AIM
Each line below should be retyped exactly, with no pictures.

DATA SHOWN
------------------------------------------------------------

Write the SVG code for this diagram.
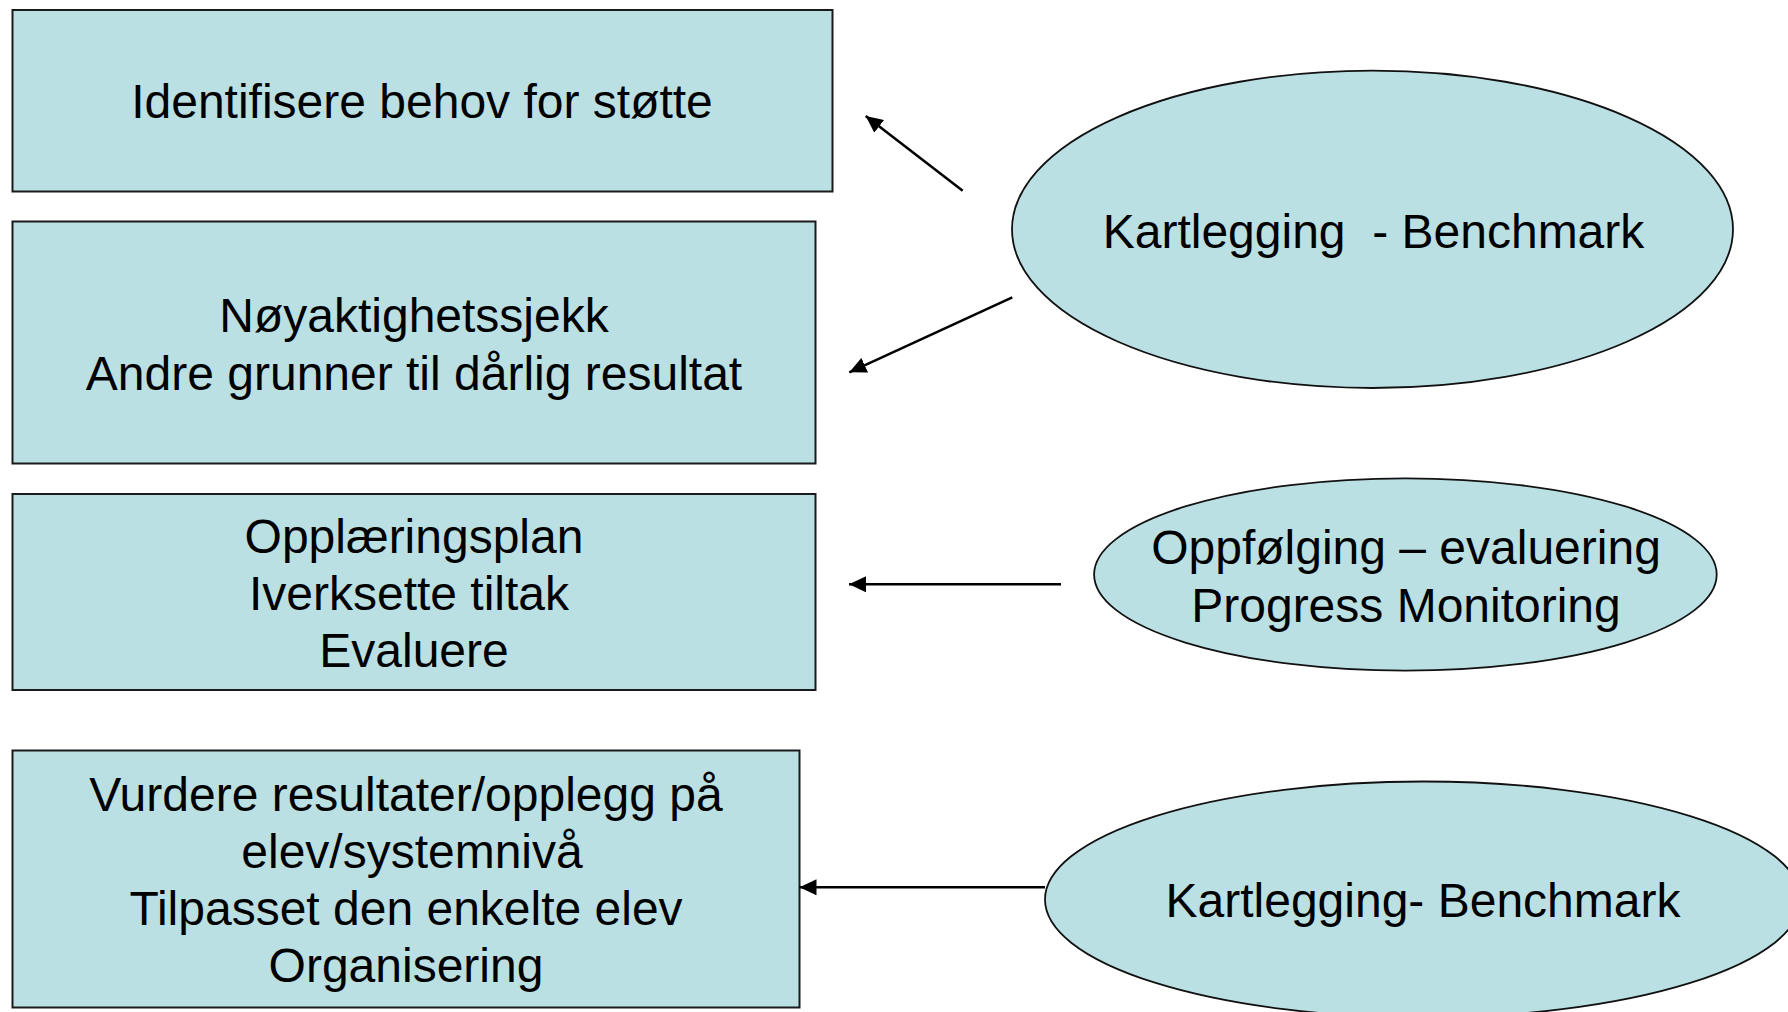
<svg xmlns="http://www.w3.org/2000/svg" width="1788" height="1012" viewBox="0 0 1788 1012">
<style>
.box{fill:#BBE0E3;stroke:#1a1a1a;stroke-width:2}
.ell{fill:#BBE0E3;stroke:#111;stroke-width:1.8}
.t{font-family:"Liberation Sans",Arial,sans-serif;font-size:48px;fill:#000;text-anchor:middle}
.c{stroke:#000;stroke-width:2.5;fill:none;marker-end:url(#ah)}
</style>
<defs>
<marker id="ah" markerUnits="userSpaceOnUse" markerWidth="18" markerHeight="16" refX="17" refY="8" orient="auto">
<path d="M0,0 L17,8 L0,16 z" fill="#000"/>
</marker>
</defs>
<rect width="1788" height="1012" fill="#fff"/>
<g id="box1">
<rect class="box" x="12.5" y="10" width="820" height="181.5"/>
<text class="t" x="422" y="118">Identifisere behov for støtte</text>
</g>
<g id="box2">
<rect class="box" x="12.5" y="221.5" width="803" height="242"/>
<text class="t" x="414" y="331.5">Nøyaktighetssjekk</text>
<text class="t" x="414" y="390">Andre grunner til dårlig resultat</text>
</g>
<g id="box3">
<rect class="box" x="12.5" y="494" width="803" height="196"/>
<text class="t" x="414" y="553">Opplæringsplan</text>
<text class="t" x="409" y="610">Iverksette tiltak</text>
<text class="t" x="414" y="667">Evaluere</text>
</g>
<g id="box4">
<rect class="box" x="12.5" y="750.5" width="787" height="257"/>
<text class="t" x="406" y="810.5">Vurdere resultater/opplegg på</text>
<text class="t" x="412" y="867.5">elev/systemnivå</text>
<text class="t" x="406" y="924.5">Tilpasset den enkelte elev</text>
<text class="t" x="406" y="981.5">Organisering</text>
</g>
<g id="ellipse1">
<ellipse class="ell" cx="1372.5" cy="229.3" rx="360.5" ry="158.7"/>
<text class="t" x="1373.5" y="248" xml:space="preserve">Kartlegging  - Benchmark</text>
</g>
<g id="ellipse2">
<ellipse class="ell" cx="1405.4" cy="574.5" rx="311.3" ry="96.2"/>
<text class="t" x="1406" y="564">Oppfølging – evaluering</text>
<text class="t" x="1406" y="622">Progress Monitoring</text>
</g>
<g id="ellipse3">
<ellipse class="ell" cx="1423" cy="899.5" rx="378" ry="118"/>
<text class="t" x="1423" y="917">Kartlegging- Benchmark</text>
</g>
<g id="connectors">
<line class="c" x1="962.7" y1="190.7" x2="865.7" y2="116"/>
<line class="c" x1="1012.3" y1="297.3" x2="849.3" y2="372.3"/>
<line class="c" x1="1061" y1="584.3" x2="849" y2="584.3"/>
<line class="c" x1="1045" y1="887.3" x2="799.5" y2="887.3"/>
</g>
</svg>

------------------------------------------------------------

TASK ANSWER
Write the SVG code for this diagram.
<svg xmlns="http://www.w3.org/2000/svg" width="1788" height="1012" viewBox="0 0 1788 1012">
<style>
.box{fill:#BBE0E3;stroke:#1a1a1a;stroke-width:2}
.ell{fill:#BBE0E3;stroke:#111;stroke-width:1.8}
.t{font-family:"Liberation Sans",Arial,sans-serif;font-size:48px;fill:#000;text-anchor:middle}
.c{stroke:#000;stroke-width:2.5;fill:none;marker-end:url(#ah)}
</style>
<defs>
<marker id="ah" markerUnits="userSpaceOnUse" markerWidth="18" markerHeight="16" refX="17" refY="8" orient="auto">
<path d="M0,0 L17,8 L0,16 z" fill="#000"/>
</marker>
</defs>
<rect width="1788" height="1012" fill="#fff"/>
<g id="box1">
<rect class="box" x="12.5" y="10" width="820" height="181.5"/>
<text class="t" x="422" y="118">Identifisere behov for støtte</text>
</g>
<g id="box2">
<rect class="box" x="12.5" y="221.5" width="803" height="242"/>
<text class="t" x="414" y="331.5">Nøyaktighetssjekk</text>
<text class="t" x="414" y="390">Andre grunner til dårlig resultat</text>
</g>
<g id="box3">
<rect class="box" x="12.5" y="494" width="803" height="196"/>
<text class="t" x="414" y="553">Opplæringsplan</text>
<text class="t" x="409" y="610">Iverksette tiltak</text>
<text class="t" x="414" y="667">Evaluere</text>
</g>
<g id="box4">
<rect class="box" x="12.5" y="750.5" width="787" height="257"/>
<text class="t" x="406" y="810.5">Vurdere resultater/opplegg på</text>
<text class="t" x="412" y="867.5">elev/systemnivå</text>
<text class="t" x="406" y="924.5">Tilpasset den enkelte elev</text>
<text class="t" x="406" y="981.5">Organisering</text>
</g>
<g id="ellipse1">
<ellipse class="ell" cx="1372.5" cy="229.3" rx="360.5" ry="158.7"/>
<text class="t" x="1373.5" y="248" xml:space="preserve">Kartlegging  - Benchmark</text>
</g>
<g id="ellipse2">
<ellipse class="ell" cx="1405.4" cy="574.5" rx="311.3" ry="96.2"/>
<text class="t" x="1406" y="564">Oppfølging – evaluering</text>
<text class="t" x="1406" y="622">Progress Monitoring</text>
</g>
<g id="ellipse3">
<ellipse class="ell" cx="1423" cy="899.5" rx="378" ry="118"/>
<text class="t" x="1423" y="917">Kartlegging- Benchmark</text>
</g>
<g id="connectors">
<line class="c" x1="962.7" y1="190.7" x2="865.7" y2="116"/>
<line class="c" x1="1012.3" y1="297.3" x2="849.3" y2="372.3"/>
<line class="c" x1="1061" y1="584.3" x2="849" y2="584.3"/>
<line class="c" x1="1045" y1="887.3" x2="799.5" y2="887.3"/>
</g>
</svg>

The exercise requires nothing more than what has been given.